Focusing in on the world's sharpest laser
Lasers are synonymous with precision, but generally speaking there's room for improvement. The "perfect" laser would emit light at one specific wavelength, but current technology can't achieve that yet, shining across the spectrum in a measure that scientists call "linewidth." Narrowing that linewidth down as far as possible is one of the aims of laser research, and now an international team has developed the world's sharpest laser, with a linewidth of just 10 mHz (0.01 Hz).
Typically, the best lasers can have a linewidth as narrow as a few kHz, but for particularly precise instruments, like optical atomic clocks, that needs to be squeezed down further. The other measure of a laser beam's quality is the stability of the light's frequency: after a certain amount of time, the light wave oscillations will wobble out of sync, so the longer a laser can maintain its "perfect wave train", the better.
The new laser, developed by German scientists from PTB and a US research group known as JILA, excels in both of those areas. Along with its minuscule 10 mHz linewidth, its light waves remain stable for 11 seconds, by which time the beam has extended about 3.3 million km (2 million miles) – or about 10 times the distance between the Earth and the Moon.

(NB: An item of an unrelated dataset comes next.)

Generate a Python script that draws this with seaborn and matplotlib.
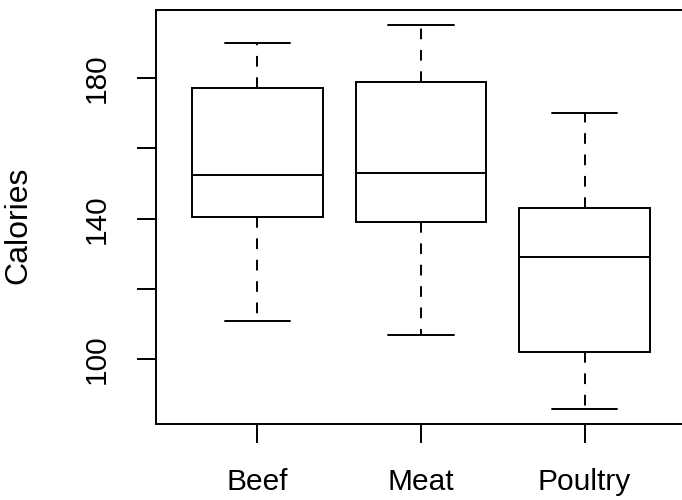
import pandas as pd
import seaborn as sns
import matplotlib.pyplot as plt

# hot dog calories by type
beef = [186, 181, 176, 149, 184, 190, 158, 139, 175, 148,
        152, 111, 141, 153, 190, 157, 131, 149, 135, 132]
meat = [173, 191, 182, 190, 172, 147, 146, 139, 175, 136,
        179, 153, 107, 195, 135, 140, 138]
poultry = [129, 132, 102, 106, 94, 102, 87, 99, 170, 113,
           135, 142, 86, 143, 152, 146, 144]
types = ['Beef', 'Meat', 'Poultry']
yticks = [100, 120, 140, 160, 180]
ytick_labels = ['100', '', '140', '', '180']

hotdogs = pd.DataFrame({
    'Type': ['Beef'] * len(beef) + ['Meat'] * len(meat) + ['Poultry'] * len(poultry),
    'Calories': beef + meat + poultry,
})

sns.set_style('white')
plt.rcParams['font.family'] = ['Liberation Sans', 'DejaVu Sans']
plt.rcParams['text.color'] = 'black'
plt.rcParams['axes.labelcolor'] = 'black'

fig = plt.figure(figsize=(6.82, 5), dpi=100)
ax = fig.add_axes([156 / 682, 76 / 500, 530 / 682, 414 / 500])

lw = 1.4
sns.boxplot(data=hotdogs, x='Type', y='Calories', order=types,
            color='white', linecolor='black', linewidth=lw, width=0.8,
            whiskerprops=dict(linestyle=(0, (5.5, 5.5))),
            showfliers=True, ax=ax)

ax.set_xlim(-0.62, 2.62)
ax.set_ylim(81.64, 199.36)
ax.set_yticks(yticks)
ax.set_yticklabels(ytick_labels, rotation=90, va='center')
ax.set_xlabel('')
ax.set_ylabel('Calories', fontsize=23, color='black')
ax.yaxis.set_label_coords((33 - 156) / 530, 0.48)

ax.tick_params(axis='both', direction='out', length=13.7, width=lw,
               color='black', labelsize=21.5, labelcolor='black')
ax.tick_params(axis='x', pad=18, bottom=True)
ax.tick_params(axis='y', pad=19, left=True)
for s in ax.spines.values():
    s.set_visible(True)
    s.set_color('black')
    s.set_linewidth(lw)

fig.savefig('out.png', dpi=100)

In fact, the new laser is so precise that it was difficult to compare to existing ones, so to prove its worth, the team built two of them and compared them to each other. The devices are made with a Fabry-Pérot silicon resonator, containing two fixed mirrors lined up opposite each other. Since the length of the resonator determines the frequency of the light waves, the desired laser beam was achieved by making the resonator 21 cm (8.3 in) long. With such delicate measurements involved, special care was taken to keep the instruments free of other interference, like pressure, vibrations and temperature.
The sharp new lasers are being used to make more accurate atomic clocks, and take more precise measurements on ultracold atoms. The researchers believe that by tweaking the composition of the mirrors and finding ways to lower the temperature inside the resonator, the linewidth could be further reduced, even under 1 mHz.
The study was published in the journal Physical Review Letters.